LSFormer beats spiking transformers with 8.6% accuracy boost on neuromorphic data
New local attention mechanism cuts global self-attention bottleneck in spiking neural nets by 8.6%
Transformer-based Spiking Neural Networks (SNNs) have shown strong results but suffer from two key bottlenecks: max pooling loses regional feature information, and global self-attention incurs quadratic computational complexity, contradicting SNNs' energy efficiency. To address this, Lingdong Li and colleagues from the research community developed LSFormer (Local Structure-Aware Spiking Transformer), a novel architecture that introduces Spiking Response Pooling (SPooling) to better capture representative features and Local Structure-Aware Spiking Self-Attention (LS-SSA) to reduce redundancy.

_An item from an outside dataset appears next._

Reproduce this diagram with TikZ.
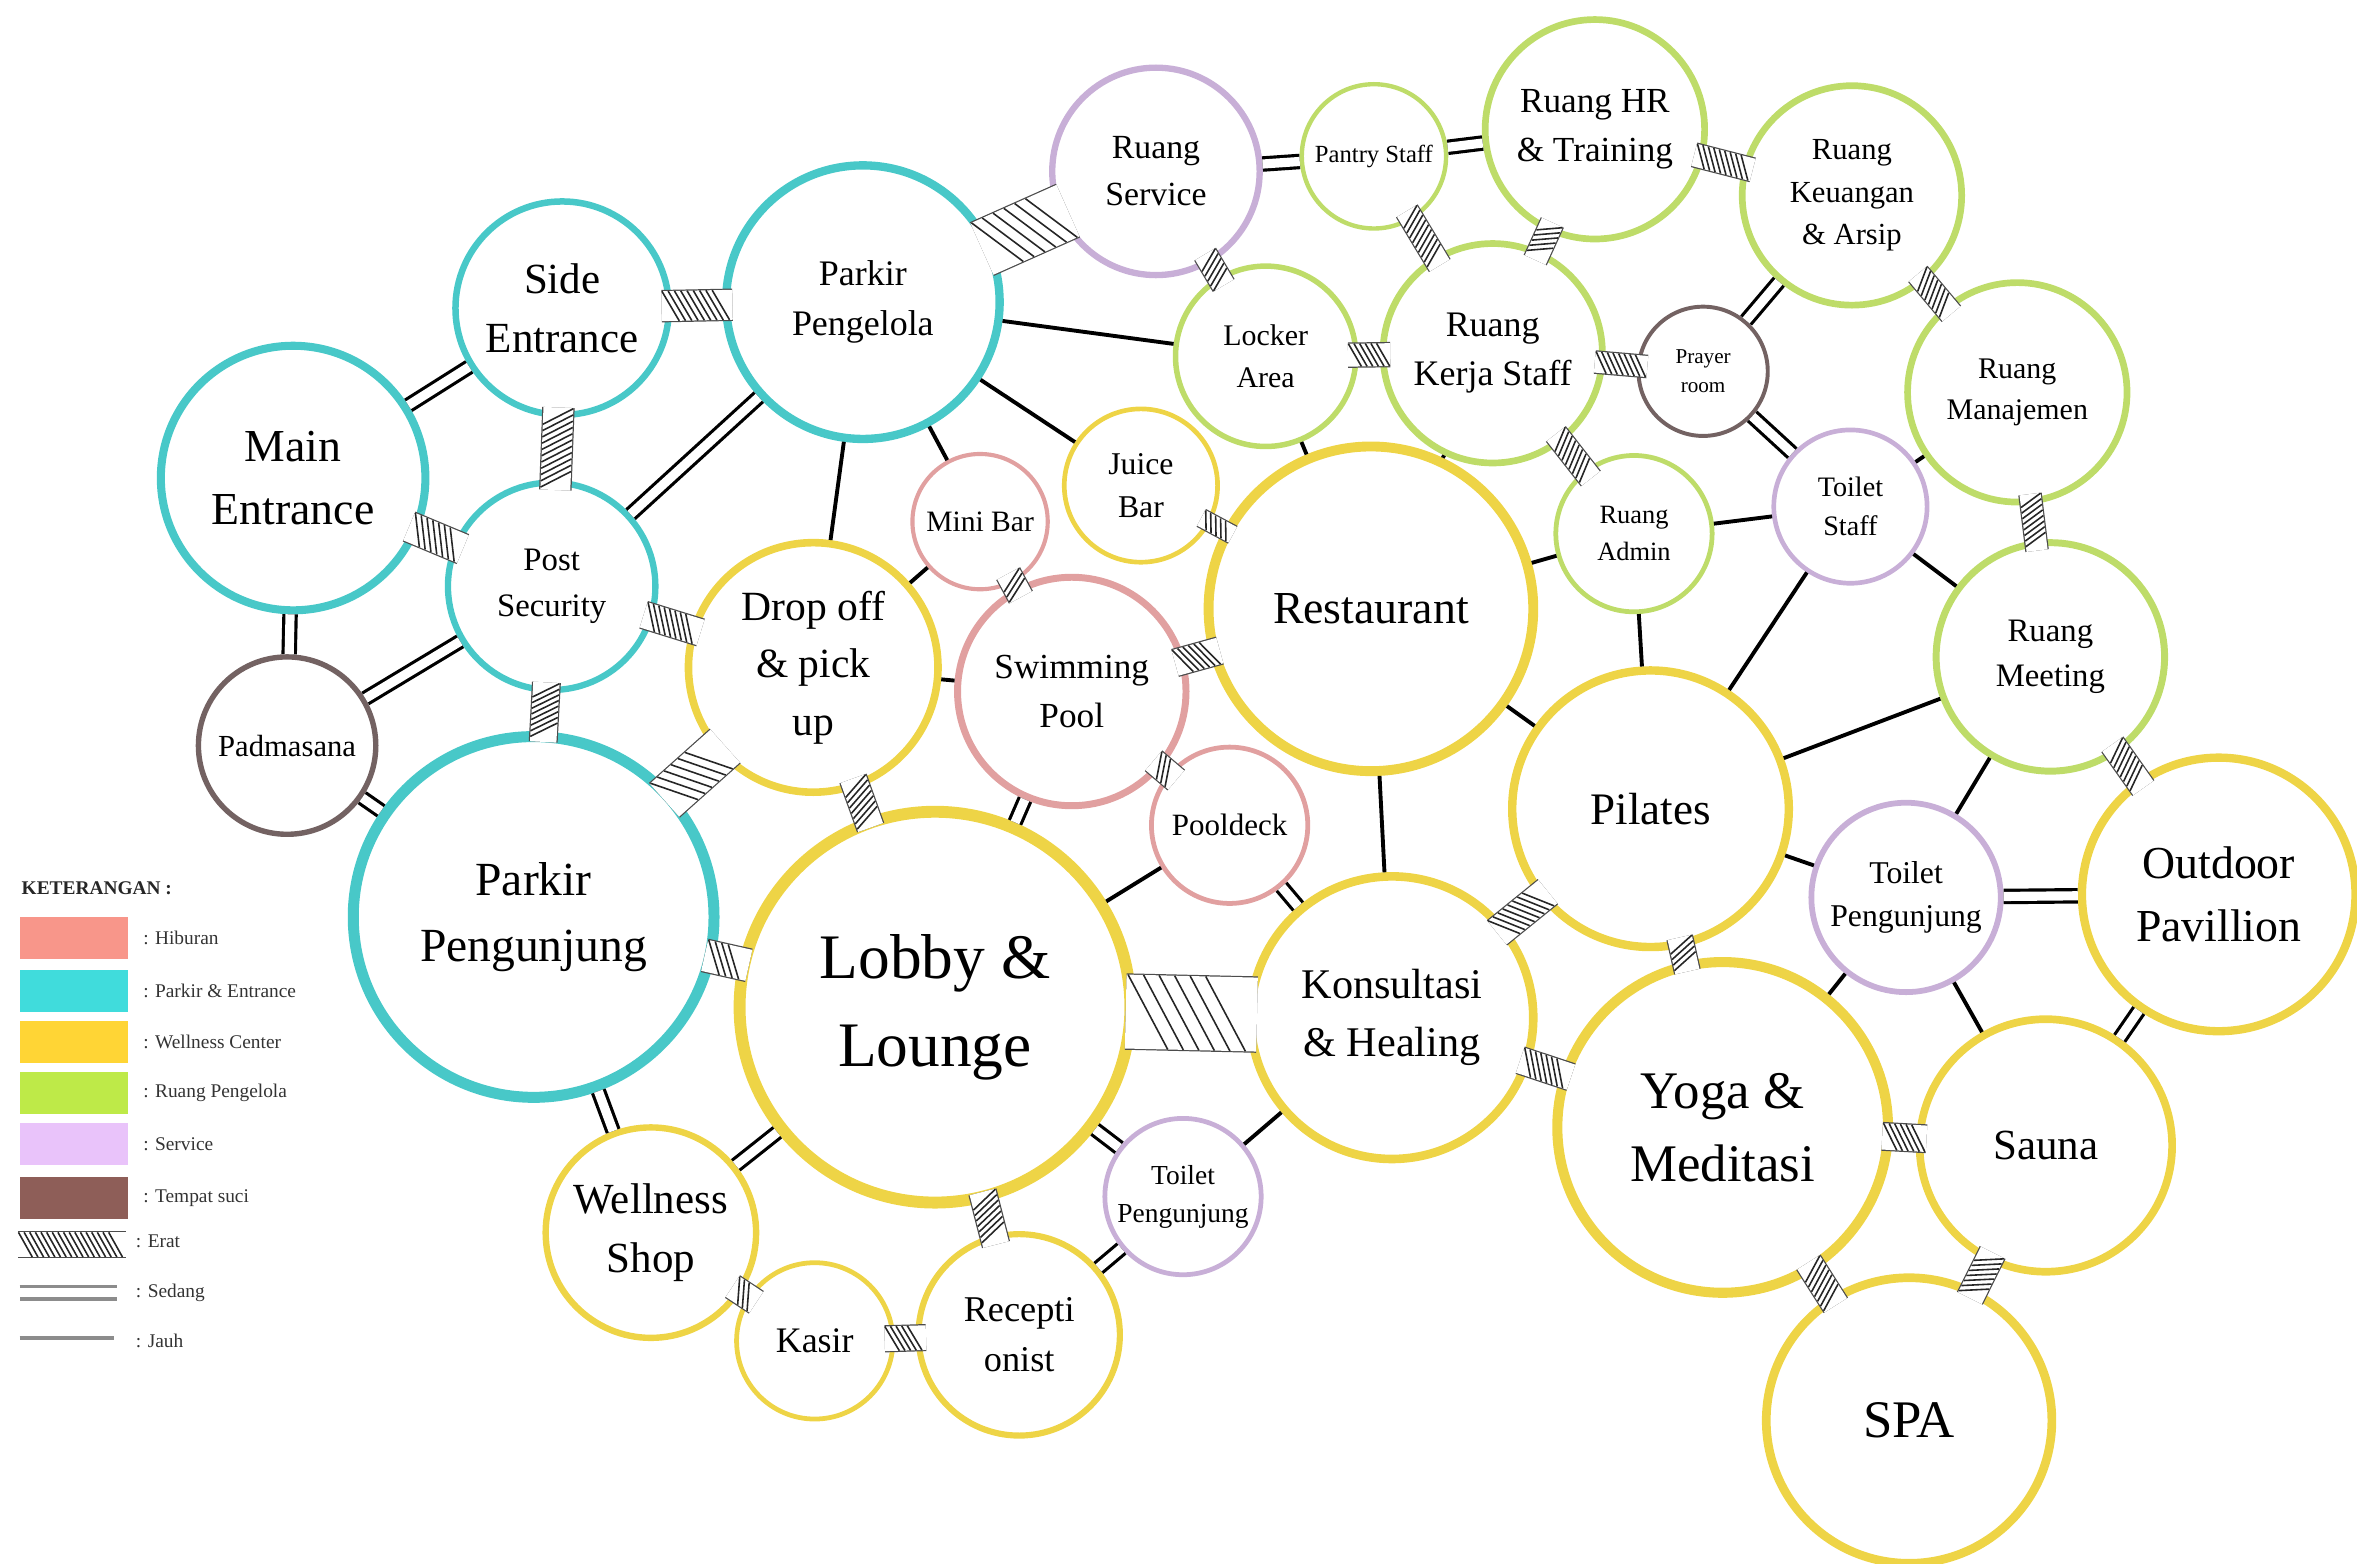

LSFormer employs a local dilated window mechanism that balances local details with long-range dependencies, marking the first time such an approach has been applied to spiking transformers. The results are striking: LSFormer achieves top-1 classification accuracy improvements of 4.3% on the challenging Tiny-ImageNet static dataset and 8.6% on the neuromorphic N-CALTECH101 dataset over previous state-of-the-art SNN models. This work demonstrates that spiking AI can match or exceed traditional deep learning efficiency while maintaining high accuracy, making it highly relevant for edge computing and low-power vision applications.
- LSFormer introduces a local dilated window self-attention that captures both local details and long-range dependencies, reducing computational redundancy.
- Spiking Response Pooling (SPooling) replaces standard max pooling to comprehensively preserve representative regional features.
- Outperforms state-of-the-art spiking transformers by 4.3% on Tiny-ImageNet and 8.6% on N-CALTECH101.
Why It Matters
Breaks the efficiency vs. accuracy trade-off in spiking neural networks for practical energy-efficient vision AI at the edge.